=== REQUIREMENT ===
Give back exactly the lines from the beginning of the listing below to the line holding "from bokeh.resources import INLINE", both ends included; the pictures stay out.

=== GIVEN DATA ===
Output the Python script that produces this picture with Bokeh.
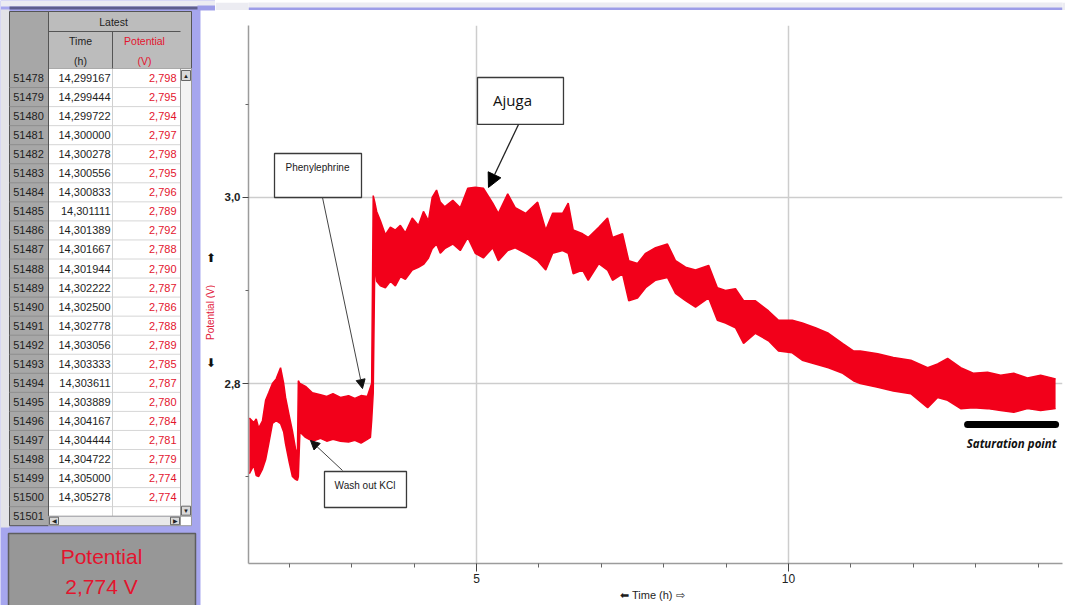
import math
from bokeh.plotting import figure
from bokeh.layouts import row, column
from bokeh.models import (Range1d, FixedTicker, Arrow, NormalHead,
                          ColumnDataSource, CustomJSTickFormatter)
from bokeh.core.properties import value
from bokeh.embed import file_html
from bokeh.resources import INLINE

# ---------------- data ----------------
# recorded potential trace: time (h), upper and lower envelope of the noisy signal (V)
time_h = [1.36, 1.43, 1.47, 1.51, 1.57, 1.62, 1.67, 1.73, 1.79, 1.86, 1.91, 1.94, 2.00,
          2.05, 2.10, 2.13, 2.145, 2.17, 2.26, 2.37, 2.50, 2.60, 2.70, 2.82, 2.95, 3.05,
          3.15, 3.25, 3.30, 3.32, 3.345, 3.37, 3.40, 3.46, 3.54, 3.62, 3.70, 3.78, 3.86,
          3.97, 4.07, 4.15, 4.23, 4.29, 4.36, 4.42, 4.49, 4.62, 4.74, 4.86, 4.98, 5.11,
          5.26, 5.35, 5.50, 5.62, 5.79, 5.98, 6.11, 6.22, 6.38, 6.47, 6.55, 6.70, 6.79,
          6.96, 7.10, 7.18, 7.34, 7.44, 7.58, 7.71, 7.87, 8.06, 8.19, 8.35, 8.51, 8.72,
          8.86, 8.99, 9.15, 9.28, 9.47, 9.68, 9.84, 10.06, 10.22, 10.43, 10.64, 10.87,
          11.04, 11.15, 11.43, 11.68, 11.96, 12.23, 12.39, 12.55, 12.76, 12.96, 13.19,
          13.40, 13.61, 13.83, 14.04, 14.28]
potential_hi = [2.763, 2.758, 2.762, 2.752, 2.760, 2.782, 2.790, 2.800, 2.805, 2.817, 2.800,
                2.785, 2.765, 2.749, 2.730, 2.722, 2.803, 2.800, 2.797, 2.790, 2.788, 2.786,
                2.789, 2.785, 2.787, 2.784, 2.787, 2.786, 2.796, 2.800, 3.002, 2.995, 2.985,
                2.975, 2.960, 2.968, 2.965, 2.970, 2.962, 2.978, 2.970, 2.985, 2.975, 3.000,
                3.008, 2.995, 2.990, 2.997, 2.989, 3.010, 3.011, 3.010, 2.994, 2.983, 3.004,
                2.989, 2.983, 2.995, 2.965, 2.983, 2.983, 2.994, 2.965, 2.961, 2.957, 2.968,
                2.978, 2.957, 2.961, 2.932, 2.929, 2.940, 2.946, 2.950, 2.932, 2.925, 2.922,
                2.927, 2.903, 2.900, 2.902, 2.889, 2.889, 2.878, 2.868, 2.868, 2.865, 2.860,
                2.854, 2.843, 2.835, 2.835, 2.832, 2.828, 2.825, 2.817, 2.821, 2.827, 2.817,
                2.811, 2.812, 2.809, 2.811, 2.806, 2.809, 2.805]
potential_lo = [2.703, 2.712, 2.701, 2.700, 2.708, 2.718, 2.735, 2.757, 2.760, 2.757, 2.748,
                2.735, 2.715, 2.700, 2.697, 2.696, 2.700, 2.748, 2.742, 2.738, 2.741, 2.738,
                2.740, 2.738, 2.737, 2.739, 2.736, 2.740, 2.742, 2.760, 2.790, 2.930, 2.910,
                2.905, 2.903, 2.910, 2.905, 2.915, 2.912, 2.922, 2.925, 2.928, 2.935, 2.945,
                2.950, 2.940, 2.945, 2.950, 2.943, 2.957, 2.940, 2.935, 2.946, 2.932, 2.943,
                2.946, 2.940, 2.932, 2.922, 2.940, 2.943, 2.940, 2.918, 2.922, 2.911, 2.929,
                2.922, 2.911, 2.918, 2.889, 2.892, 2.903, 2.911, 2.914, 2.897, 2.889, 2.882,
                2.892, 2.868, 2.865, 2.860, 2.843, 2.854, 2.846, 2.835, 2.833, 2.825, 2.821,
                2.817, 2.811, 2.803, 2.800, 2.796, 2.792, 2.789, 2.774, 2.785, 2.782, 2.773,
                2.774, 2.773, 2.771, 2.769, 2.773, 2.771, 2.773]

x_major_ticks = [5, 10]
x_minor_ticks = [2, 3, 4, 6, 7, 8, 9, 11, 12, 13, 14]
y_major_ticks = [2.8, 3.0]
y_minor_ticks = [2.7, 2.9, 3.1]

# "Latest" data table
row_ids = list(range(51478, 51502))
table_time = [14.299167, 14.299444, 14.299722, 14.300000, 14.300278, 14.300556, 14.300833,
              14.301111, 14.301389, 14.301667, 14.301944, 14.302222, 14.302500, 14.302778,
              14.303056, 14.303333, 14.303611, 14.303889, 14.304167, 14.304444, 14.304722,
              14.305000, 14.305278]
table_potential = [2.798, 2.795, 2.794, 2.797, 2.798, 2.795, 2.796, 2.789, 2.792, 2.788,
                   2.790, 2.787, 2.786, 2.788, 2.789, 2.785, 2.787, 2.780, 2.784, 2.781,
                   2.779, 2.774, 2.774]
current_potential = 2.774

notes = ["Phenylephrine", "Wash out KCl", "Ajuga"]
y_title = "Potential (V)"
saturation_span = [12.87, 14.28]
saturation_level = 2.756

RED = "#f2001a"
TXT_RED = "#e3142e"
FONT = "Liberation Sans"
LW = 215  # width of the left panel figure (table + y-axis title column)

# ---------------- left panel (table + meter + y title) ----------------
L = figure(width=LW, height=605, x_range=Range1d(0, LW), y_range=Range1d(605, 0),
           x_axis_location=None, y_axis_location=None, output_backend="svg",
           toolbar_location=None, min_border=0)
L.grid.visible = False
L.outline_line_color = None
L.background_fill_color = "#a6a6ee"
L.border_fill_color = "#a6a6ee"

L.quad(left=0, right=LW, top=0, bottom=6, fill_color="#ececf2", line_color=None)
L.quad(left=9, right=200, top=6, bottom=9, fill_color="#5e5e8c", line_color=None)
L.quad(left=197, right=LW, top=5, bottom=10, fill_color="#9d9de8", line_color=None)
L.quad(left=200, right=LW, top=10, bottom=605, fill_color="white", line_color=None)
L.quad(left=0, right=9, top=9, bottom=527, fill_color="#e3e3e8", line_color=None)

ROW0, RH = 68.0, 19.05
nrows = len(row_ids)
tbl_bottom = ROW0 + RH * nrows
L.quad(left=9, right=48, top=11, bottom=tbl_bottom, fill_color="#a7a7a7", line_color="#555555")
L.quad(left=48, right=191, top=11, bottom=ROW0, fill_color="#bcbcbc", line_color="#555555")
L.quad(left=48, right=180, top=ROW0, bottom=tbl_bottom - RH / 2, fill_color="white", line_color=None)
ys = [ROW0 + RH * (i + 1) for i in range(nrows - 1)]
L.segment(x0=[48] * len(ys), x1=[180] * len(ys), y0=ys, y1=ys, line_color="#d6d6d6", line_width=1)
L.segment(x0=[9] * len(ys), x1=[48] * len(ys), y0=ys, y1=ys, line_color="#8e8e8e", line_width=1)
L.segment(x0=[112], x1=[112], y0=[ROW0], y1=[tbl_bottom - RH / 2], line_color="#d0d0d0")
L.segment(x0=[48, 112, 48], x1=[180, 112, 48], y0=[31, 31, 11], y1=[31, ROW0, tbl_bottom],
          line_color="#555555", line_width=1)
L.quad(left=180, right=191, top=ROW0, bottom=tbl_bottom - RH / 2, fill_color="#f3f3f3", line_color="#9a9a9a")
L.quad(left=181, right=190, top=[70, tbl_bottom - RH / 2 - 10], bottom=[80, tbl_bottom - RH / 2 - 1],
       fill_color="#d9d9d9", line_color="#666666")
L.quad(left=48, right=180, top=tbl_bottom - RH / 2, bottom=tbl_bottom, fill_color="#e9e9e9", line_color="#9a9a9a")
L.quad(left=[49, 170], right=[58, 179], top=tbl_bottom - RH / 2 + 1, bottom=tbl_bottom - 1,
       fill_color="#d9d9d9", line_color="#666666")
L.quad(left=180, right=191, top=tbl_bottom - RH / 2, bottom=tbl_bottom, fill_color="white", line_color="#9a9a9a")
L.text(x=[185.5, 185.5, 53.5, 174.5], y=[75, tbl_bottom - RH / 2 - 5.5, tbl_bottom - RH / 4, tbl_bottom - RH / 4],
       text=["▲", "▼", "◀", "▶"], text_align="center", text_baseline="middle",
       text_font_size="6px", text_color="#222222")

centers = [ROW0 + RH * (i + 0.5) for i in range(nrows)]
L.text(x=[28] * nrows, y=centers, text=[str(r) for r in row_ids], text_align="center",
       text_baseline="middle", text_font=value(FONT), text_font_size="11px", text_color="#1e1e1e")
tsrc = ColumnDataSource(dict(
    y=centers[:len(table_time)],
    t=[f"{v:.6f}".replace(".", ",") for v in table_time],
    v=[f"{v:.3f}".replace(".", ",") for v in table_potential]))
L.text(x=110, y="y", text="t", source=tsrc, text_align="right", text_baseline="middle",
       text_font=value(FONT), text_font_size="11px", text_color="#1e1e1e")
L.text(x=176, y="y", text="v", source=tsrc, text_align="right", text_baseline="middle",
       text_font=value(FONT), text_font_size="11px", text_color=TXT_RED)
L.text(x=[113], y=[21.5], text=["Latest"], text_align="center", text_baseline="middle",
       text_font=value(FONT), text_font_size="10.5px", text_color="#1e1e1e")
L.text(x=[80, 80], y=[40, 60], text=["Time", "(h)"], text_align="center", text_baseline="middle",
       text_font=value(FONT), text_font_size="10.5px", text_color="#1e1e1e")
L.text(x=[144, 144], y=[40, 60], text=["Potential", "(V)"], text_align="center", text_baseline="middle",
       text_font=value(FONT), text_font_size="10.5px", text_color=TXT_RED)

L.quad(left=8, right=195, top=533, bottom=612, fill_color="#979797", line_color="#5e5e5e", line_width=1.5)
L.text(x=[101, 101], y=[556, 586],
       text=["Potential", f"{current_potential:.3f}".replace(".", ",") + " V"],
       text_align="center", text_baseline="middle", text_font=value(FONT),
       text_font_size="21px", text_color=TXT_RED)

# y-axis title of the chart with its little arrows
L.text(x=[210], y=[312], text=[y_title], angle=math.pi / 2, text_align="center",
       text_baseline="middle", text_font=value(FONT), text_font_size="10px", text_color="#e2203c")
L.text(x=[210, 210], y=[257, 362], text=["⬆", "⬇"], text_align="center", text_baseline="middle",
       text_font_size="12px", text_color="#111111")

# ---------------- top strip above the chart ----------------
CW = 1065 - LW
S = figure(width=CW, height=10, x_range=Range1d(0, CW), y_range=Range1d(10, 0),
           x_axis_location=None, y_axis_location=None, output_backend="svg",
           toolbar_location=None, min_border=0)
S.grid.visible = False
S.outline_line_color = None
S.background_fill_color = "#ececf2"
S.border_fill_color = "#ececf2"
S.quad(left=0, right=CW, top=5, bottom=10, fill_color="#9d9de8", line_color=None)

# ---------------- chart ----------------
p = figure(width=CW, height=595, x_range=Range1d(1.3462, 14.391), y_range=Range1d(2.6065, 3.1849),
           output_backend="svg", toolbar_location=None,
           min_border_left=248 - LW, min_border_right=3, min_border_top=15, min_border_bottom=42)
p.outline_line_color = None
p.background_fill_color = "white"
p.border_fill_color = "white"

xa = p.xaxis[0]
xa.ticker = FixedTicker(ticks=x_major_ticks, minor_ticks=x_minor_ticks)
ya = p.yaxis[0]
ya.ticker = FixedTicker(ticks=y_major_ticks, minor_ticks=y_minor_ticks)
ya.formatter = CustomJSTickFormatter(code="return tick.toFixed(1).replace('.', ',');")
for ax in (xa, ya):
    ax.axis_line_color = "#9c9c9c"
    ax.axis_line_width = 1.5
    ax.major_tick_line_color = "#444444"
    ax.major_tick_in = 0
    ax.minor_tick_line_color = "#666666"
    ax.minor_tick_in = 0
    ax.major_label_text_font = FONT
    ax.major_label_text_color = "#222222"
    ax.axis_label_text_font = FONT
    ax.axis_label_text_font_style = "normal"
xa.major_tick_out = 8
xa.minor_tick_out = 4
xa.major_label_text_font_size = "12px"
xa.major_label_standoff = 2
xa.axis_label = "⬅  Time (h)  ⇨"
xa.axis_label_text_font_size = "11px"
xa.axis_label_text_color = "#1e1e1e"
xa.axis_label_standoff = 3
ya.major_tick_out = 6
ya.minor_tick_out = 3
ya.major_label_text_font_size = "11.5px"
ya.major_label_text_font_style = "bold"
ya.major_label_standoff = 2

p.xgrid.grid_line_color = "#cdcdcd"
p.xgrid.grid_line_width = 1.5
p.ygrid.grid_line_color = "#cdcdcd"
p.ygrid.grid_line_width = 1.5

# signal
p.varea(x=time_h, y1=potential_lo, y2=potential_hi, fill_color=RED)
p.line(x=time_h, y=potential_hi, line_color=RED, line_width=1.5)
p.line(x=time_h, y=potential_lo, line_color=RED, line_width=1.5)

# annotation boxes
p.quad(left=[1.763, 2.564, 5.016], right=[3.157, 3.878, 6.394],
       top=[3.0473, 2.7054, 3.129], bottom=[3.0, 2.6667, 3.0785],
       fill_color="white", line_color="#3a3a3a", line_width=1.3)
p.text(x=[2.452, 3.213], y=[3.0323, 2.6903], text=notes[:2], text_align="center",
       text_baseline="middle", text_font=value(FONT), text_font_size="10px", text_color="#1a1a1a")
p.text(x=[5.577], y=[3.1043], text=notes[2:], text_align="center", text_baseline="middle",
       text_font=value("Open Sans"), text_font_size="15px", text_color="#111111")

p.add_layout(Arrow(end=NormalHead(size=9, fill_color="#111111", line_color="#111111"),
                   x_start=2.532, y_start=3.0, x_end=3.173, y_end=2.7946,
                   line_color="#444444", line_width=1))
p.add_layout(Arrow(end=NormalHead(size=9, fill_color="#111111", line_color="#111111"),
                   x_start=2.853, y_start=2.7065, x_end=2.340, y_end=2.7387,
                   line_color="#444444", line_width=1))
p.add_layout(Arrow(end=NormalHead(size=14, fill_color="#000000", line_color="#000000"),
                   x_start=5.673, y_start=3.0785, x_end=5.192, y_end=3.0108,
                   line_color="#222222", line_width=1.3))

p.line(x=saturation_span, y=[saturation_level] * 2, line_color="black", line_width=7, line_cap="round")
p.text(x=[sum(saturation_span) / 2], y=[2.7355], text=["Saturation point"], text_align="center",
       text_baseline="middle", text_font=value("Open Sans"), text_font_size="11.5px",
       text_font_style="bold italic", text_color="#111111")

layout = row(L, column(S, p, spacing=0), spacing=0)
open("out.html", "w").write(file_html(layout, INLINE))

=== WRITTEN SOLUTION ===
Output the Python script that produces this picture with Bokeh.
import math
from bokeh.plotting import figure
from bokeh.layouts import row, column
from bokeh.models import (Range1d, FixedTicker, Arrow, NormalHead,
                          ColumnDataSource, CustomJSTickFormatter)
from bokeh.core.properties import value
from bokeh.embed import file_html
from bokeh.resources import INLINE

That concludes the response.